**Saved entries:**

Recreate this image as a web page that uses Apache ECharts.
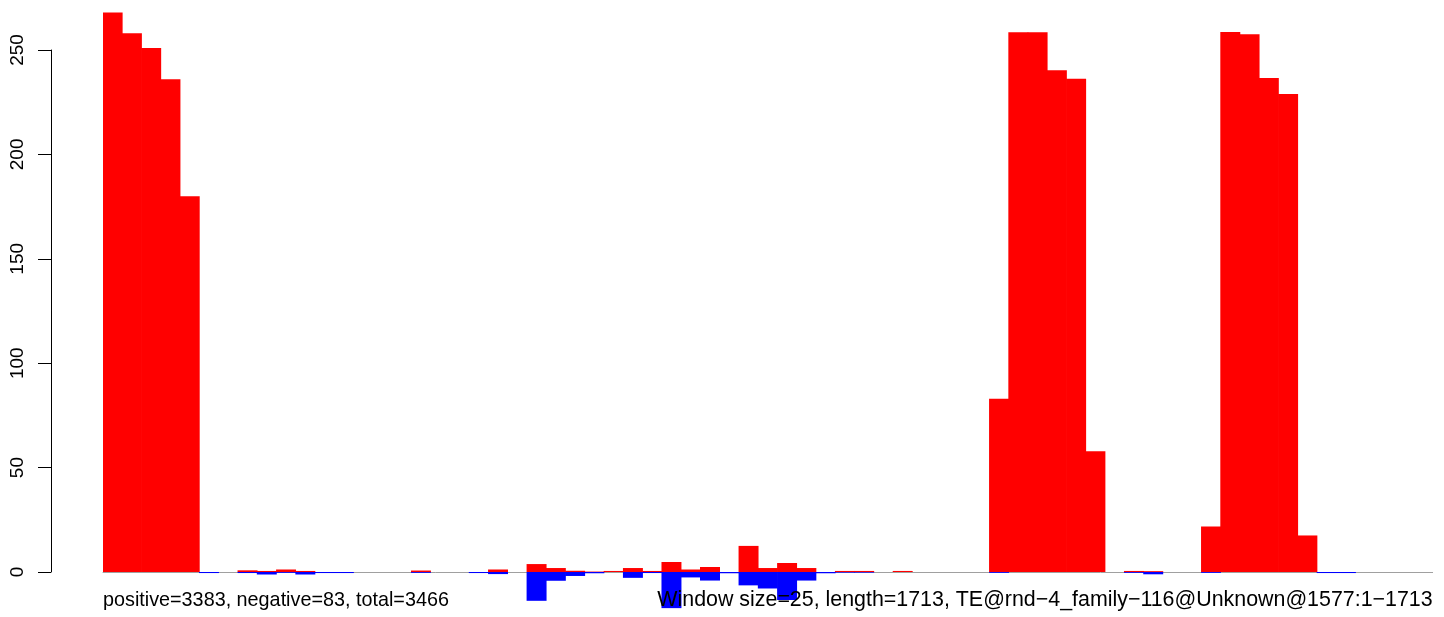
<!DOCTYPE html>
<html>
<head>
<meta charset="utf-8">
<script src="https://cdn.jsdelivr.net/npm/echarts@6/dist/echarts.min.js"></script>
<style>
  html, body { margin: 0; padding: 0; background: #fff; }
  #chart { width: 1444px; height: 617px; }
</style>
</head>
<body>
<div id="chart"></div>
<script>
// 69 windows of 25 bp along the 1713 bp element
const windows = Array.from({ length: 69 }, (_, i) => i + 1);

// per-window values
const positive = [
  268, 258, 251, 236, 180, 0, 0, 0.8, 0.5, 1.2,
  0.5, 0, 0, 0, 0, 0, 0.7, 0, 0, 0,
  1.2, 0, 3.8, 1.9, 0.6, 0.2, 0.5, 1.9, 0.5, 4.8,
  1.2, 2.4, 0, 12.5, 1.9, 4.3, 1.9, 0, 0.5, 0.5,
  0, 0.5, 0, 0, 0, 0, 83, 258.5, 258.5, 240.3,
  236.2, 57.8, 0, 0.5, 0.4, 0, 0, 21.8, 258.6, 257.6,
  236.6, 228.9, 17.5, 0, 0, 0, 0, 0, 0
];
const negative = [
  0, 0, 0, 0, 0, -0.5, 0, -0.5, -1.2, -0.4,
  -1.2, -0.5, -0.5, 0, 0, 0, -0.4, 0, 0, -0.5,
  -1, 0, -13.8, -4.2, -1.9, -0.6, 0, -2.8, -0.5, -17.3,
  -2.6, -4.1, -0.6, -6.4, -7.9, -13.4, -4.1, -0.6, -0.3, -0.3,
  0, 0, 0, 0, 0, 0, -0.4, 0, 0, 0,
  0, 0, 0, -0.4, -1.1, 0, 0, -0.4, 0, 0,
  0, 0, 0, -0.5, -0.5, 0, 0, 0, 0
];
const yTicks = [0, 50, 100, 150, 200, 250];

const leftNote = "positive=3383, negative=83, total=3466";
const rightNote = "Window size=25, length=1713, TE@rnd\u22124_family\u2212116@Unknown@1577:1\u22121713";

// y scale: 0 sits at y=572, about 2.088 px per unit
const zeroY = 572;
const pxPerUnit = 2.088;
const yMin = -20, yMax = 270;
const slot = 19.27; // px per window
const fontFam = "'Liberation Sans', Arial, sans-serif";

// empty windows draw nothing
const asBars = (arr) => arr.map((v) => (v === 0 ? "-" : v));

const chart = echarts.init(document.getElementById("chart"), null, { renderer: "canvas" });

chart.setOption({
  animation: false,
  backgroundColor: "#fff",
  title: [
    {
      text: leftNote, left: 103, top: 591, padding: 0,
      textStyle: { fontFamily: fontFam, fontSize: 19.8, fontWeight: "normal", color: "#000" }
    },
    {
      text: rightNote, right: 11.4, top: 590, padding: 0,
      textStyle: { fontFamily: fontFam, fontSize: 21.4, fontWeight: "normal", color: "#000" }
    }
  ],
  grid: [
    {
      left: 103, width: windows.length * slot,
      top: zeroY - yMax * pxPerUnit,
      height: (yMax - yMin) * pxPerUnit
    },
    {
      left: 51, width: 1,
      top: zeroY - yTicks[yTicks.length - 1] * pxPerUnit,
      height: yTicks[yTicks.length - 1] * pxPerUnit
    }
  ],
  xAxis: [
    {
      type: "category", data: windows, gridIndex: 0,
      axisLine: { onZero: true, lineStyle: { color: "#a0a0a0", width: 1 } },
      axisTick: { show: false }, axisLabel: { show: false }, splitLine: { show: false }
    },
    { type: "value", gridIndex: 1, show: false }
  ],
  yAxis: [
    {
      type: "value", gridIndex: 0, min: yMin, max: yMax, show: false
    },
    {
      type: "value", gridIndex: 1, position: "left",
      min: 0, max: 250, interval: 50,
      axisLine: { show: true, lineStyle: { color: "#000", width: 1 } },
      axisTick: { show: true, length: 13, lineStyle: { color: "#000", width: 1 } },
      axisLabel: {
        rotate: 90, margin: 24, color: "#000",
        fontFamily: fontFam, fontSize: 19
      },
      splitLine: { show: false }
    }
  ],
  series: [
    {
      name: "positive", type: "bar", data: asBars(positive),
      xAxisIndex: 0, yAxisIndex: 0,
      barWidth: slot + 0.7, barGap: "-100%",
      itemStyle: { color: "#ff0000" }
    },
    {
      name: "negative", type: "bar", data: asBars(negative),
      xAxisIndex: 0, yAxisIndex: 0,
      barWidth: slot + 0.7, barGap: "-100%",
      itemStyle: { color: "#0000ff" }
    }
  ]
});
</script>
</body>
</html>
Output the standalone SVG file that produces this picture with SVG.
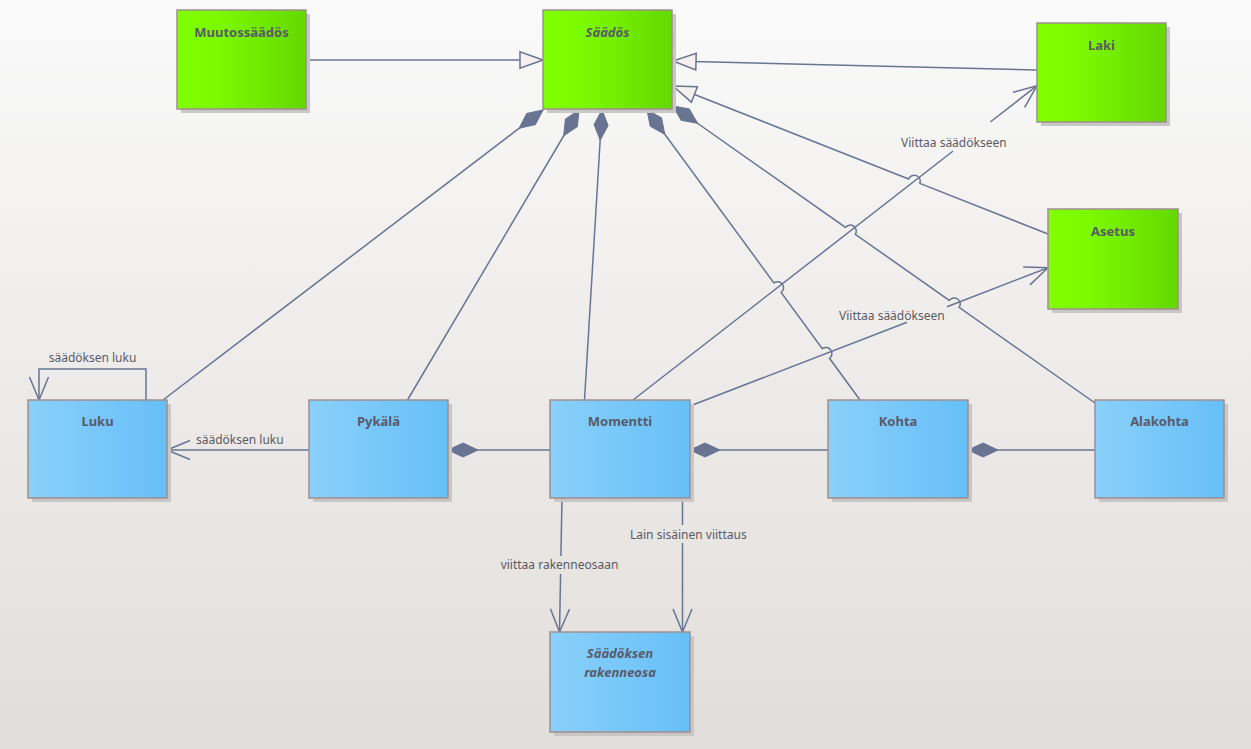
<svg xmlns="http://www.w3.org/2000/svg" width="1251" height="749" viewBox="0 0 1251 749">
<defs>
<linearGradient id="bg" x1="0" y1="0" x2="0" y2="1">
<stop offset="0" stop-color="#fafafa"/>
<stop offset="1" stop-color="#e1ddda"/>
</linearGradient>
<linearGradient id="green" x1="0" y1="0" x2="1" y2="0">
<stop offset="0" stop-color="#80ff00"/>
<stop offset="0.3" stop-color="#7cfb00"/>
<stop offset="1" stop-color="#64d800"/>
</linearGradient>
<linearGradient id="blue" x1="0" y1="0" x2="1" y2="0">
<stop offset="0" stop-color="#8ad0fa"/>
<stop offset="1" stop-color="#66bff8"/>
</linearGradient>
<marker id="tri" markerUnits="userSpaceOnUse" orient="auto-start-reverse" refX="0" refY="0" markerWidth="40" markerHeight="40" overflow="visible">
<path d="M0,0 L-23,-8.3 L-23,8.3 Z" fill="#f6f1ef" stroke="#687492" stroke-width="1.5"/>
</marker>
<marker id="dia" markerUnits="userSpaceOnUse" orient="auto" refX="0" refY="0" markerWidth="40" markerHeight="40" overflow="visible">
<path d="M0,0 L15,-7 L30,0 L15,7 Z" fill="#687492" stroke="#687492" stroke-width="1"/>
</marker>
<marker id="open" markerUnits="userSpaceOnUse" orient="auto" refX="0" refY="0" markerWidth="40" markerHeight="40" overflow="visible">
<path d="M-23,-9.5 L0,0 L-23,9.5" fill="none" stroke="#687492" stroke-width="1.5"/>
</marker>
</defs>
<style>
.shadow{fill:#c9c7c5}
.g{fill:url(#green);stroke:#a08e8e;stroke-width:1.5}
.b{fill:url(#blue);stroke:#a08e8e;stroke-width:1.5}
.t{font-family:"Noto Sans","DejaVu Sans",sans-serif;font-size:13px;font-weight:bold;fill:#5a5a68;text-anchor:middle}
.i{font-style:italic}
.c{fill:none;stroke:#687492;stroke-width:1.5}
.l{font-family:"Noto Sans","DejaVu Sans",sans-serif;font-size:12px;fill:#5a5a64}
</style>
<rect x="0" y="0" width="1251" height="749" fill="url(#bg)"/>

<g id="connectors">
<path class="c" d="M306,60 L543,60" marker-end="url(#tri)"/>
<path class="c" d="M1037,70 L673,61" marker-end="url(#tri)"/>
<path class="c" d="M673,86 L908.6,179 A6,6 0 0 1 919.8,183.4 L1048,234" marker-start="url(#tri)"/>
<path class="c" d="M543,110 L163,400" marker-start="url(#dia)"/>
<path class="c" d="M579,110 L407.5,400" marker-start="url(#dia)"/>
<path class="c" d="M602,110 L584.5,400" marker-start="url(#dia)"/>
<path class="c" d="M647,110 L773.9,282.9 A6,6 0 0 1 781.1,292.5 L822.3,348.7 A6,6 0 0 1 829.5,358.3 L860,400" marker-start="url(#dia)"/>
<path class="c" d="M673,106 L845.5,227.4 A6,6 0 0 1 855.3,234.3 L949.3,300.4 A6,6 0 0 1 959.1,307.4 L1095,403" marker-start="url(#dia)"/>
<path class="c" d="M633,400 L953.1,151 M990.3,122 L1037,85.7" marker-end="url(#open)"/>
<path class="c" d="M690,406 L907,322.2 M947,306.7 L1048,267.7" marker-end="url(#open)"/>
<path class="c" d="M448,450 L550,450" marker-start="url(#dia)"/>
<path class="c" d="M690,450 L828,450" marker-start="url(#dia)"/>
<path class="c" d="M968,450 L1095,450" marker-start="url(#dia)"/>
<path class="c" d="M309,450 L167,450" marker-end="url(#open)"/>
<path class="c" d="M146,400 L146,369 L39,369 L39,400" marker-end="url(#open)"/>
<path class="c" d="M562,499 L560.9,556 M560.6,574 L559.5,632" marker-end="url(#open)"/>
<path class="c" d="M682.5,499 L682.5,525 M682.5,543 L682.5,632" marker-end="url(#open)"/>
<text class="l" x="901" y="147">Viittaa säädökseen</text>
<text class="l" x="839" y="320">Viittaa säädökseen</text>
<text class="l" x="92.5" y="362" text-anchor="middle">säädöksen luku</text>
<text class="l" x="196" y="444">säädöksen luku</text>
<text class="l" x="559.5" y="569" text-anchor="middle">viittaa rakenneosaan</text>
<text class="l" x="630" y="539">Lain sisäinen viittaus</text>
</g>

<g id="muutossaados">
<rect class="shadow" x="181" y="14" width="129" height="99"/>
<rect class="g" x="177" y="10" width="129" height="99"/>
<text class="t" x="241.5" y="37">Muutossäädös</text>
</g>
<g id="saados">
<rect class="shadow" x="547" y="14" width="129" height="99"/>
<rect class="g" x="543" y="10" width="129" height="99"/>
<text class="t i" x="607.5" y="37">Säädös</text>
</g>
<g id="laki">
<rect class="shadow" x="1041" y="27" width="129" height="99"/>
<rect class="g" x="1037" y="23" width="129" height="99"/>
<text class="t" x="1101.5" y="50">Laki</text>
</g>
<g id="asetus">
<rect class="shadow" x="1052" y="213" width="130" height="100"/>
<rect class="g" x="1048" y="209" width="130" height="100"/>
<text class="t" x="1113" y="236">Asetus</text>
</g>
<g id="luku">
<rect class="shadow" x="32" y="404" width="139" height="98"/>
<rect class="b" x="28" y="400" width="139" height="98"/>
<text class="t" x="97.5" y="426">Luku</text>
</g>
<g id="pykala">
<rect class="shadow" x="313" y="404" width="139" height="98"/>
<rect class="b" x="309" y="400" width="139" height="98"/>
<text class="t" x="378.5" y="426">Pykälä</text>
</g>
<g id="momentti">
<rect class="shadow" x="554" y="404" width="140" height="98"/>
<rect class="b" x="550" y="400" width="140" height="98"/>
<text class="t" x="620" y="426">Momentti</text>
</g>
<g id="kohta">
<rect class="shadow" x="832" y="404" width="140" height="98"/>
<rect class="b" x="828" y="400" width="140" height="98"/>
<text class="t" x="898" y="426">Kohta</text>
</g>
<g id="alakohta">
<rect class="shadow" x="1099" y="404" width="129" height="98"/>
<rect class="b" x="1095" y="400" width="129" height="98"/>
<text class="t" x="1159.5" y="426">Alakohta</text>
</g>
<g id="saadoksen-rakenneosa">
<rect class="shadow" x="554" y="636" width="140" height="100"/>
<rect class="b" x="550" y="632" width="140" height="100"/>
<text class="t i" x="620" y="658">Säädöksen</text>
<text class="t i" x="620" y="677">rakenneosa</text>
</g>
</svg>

**THE PROBLEM:** Go through the lines above. Select every one that has the string "this".

**WRITTEN SOLUTION:**
Recreate this image as a web page that uses Apache ECharts.
Output the standalone SVG file that produces this picture with SVG.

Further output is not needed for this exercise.